(DATA SHOWN):
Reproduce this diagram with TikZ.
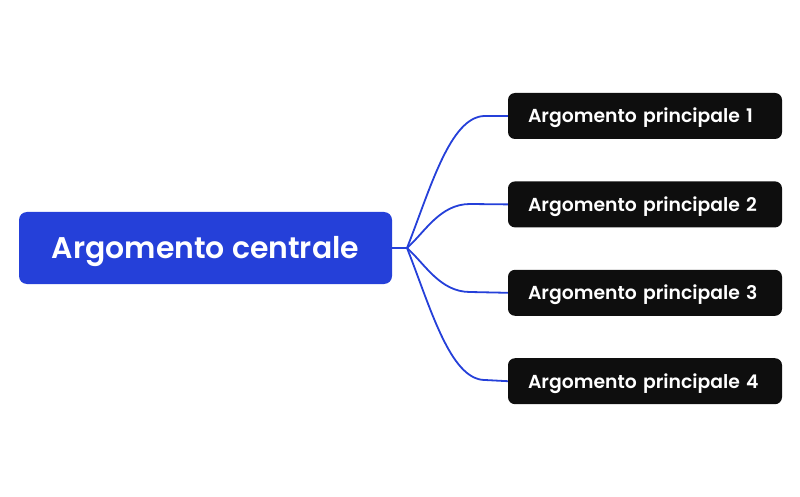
\documentclass[tikz,border=0pt]{standalone}
\usepackage{fontspec}
\setmainfont{Poppins}
\newfontfamily\topicfont{Poppins}[UprightFont={* SemiBold}]
\usepackage{tikz}
\usetikzlibrary{positioning}
\definecolor{topicblue}{HTML}{2540D9}
\definecolor{topicblack}{HTML}{0E0E0E}
\tikzset{centralbox/.style={rectangle,rounded corners=8pt,fill=topicblue,text=white,
		minimum width=373pt,minimum height=72pt,inner sep=0pt,
		text height=21pt,text depth=0pt,
		font=\topicfont\fontsize{29.9}{34}\selectfont},
	 mainbox/.style={rectangle,rounded corners=7pt,fill=topicblack,text=white,
		minimum width=274pt,minimum height=46pt,inner xsep=20pt,inner ysep=0pt,
		text width=234pt,align=left,text height=14pt,text depth=0pt,
		font=\topicfont\fontsize{18.8}{22}\selectfont},
	 link/.style={draw=topicblue,line width=1.8pt},
	 node distance = 42pt
	 }
\begin{document}
\begin{tikzpicture}[x=1pt,y=1pt] % central topic with four main topics
	\useasboundingbox (0,0) rectangle (800,496);
	\node[centralbox] (c) at (205.5,248) {Argomento centrale};
	\node[mainbox] (m1) at (645,380) {Argomento principale 1};
	\node[mainbox] (m2) [below= of m1] {Argomento principale 2};
	\node[mainbox] (m3) [below= of m2] {Argomento principale 3};
	\node[mainbox] (m4) [below= of m3] {Argomento principale 4};
	\coordinate (j) at (407,248);
	\coordinate (e1) at (485,380);
	\coordinate (e2) at (470,292);
	\coordinate (e3) at (470,204);
	\coordinate (e4) at (485,116);
	\draw[link] (c.east) to (j);
	\draw[link] (j) .. controls (430,306) and (450,380) .. (e1) to (m1.west);
	\draw[link] (j) .. controls (425,264) and (440,292) .. (e2) to (m2.west);
	\draw[link] (j) .. controls (425,232) and (440,204) .. (e3) to (m3.west);
	\draw[link] (j) .. controls (430,190) and (450,116) .. (e4) to (m4.west);
\end{tikzpicture}
\end{document}
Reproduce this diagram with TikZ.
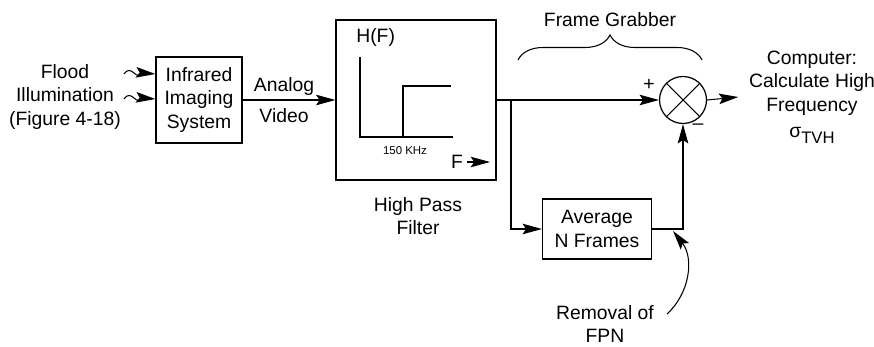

(EXERCISE OBJECTIVE): The records above should be reproduced exactly, with no pictures included.

(THE RESULT):
Reproduce this diagram with TikZ.
\documentclass[tikz,border=0pt]{standalone}
\usepackage{fontspec}
\setmainfont{Poppins}
\newfontfamily\topicfont{Poppins}[UprightFont={* SemiBold}]
\usepackage{tikz}
\usetikzlibrary{positioning}
\definecolor{topicblue}{HTML}{2540D9}
\definecolor{topicblack}{HTML}{0E0E0E}
\tikzset{centralbox/.style={rectangle,rounded corners=8pt,fill=topicblue,text=white,
		minimum width=373pt,minimum height=72pt,inner sep=0pt,
		text height=21pt,text depth=0pt,
		font=\topicfont\fontsize{29.9}{34}\selectfont},
	 mainbox/.style={rectangle,rounded corners=7pt,fill=topicblack,text=white,
		minimum width=274pt,minimum height=46pt,inner xsep=20pt,inner ysep=0pt,
		text width=234pt,align=left,text height=14pt,text depth=0pt,
		font=\topicfont\fontsize{18.8}{22}\selectfont},
	 link/.style={draw=topicblue,line width=1.8pt},
	 node distance = 42pt
	 }
\begin{document}
\begin{tikzpicture}[x=1pt,y=1pt] % central topic with four main topics
	\useasboundingbox (0,0) rectangle (800,496);
	\node[centralbox] (c) at (205.5,248) {Argomento centrale};
	\node[mainbox] (m1) at (645,380) {Argomento principale 1};
	\node[mainbox] (m2) [below= of m1] {Argomento principale 2};
	\node[mainbox] (m3) [below= of m2] {Argomento principale 3};
	\node[mainbox] (m4) [below= of m3] {Argomento principale 4};
	\coordinate (j) at (407,248);
	\coordinate (e1) at (485,380);
	\coordinate (e2) at (470,292);
	\coordinate (e3) at (470,204);
	\coordinate (e4) at (485,116);
	\draw[link] (c.east) to (j);
	\draw[link] (j) .. controls (430,306) and (450,380) .. (e1) to (m1.west);
	\draw[link] (j) .. controls (425,264) and (440,292) .. (e2) to (m2.west);
	\draw[link] (j) .. controls (425,232) and (440,204) .. (e3) to (m3.west);
	\draw[link] (j) .. controls (430,190) and (450,116) .. (e4) to (m4.west);
\end{tikzpicture}
\end{document}
Reproduce this diagram with TikZ.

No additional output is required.